MOSCOW. Feb 19 (Interfax) - Cellphone seller Svyaznoy expects to see some growth in the sale of smartphones and tablets this year.
"We anticipate modest market growth in 2014 and view the market with more optimism than do some of our colleagues," the Svyaznoy group's chief Michael Tach told Interfax. "We think the money from sales of smartphones and tablets will increase," he said.
Svyaznoy, which by its own estimate commands first place in the sale of smartphones in Russia and second in the sale of tablets, intends to increase its tablet market share to 17%-18% in monetary terms in the next few years from 13% in 2013.
Russia's biggest cellular retailer, Euroset (MOEX: TDEV), said recently, however, that it expected a drop in 'dumb phone' and smartphone sales in both monetary and per-unit terms this year, for the first time since the crisis year of 2008.
Svyaznoy does note a drop in consumer confidence, but thinks it a temporary thing, Tach said.

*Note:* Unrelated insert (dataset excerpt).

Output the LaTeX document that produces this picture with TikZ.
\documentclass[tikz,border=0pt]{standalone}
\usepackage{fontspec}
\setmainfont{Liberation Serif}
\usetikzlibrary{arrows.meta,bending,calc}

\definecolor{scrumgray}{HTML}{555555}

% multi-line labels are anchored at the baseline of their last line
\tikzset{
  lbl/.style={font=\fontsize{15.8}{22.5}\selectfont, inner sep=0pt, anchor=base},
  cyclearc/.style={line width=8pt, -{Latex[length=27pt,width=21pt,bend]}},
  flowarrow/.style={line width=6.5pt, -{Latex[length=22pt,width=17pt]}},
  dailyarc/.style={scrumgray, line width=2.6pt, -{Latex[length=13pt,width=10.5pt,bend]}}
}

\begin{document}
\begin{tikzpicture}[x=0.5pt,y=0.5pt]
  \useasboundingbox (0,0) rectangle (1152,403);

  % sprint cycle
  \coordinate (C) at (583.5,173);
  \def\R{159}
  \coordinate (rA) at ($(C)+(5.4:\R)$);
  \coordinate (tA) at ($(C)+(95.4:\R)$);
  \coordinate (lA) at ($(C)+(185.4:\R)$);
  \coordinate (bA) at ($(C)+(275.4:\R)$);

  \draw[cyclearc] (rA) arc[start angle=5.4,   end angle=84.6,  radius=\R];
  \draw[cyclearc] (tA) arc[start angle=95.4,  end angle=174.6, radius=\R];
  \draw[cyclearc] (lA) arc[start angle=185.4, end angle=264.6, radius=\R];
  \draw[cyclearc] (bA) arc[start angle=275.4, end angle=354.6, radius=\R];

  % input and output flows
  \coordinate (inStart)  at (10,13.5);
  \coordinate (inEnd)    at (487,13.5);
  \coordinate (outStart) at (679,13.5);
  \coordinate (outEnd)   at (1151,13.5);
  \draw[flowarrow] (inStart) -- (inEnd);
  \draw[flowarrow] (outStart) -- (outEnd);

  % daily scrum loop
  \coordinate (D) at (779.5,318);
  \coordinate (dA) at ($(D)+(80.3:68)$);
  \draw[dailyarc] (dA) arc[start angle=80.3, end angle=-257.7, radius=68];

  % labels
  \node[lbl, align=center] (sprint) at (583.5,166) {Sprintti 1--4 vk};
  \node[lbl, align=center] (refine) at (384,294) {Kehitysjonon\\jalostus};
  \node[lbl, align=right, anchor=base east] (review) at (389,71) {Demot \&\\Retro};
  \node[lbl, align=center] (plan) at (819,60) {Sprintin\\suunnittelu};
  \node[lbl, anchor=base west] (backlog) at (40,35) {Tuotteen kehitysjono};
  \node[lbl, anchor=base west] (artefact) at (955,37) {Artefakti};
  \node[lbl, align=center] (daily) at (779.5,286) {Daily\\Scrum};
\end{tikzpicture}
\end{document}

In 2013, Svyaznoy's like-for-like (LfL) store sales increased 12%. They were up 5% in January and to this point this month, which is down year-on-year but is positive, considering the market situation in general, Tach said.

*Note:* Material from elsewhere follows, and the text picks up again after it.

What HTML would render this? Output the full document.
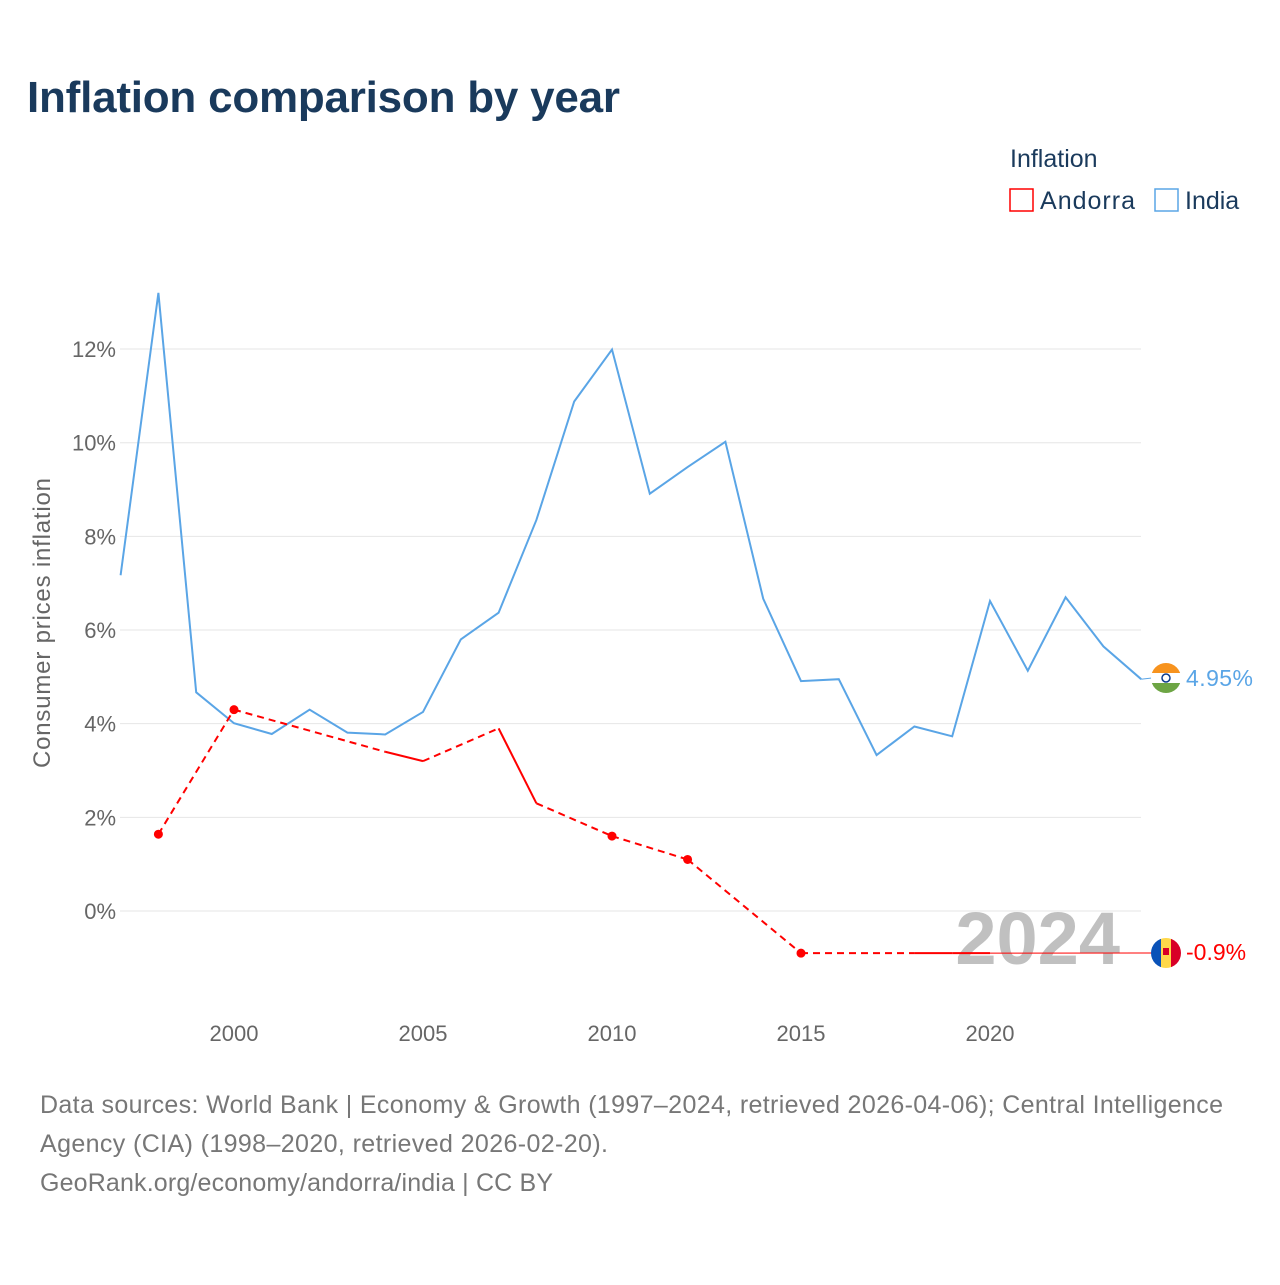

Svyaznoy is prepared for a market slowdown. The period in which the chain was expanding has come to a stop, and the company is putting its efforts mainly into the development of its services instead of the opening of stores, he said. And the company is not in need of raising additional financing, he said.
"Our chain has reached optimal coverage. It is now not as important to 'be on every street' as it is to provide the buyer with the purchase via different channels - via the Internet, call centers, electronic catalogs. We are concentrating on the further development of multi-channel sales and on the development of special formats. For example, mono-brand stores and shop-in-shop," Tach said. Svyaznoy is looking to double the mono-brand chain CStore, which sells Apple products and which numbers fifteen outlets now.
Tach did not rule out the possibility that prices for 'gadgets' will rise due to the slumping ruble exchange rate, but did say that "the fluctuation of cross exchange rates is not a key factor in this case." "A majority of producers have Russian warehouses, which makes it possible to plan deliveries [in good time] and avoid direct dependence on exchange-rate fluctuations. Moreover, prices will likely be influenced by the level of competition on the market and consumer activity," he said.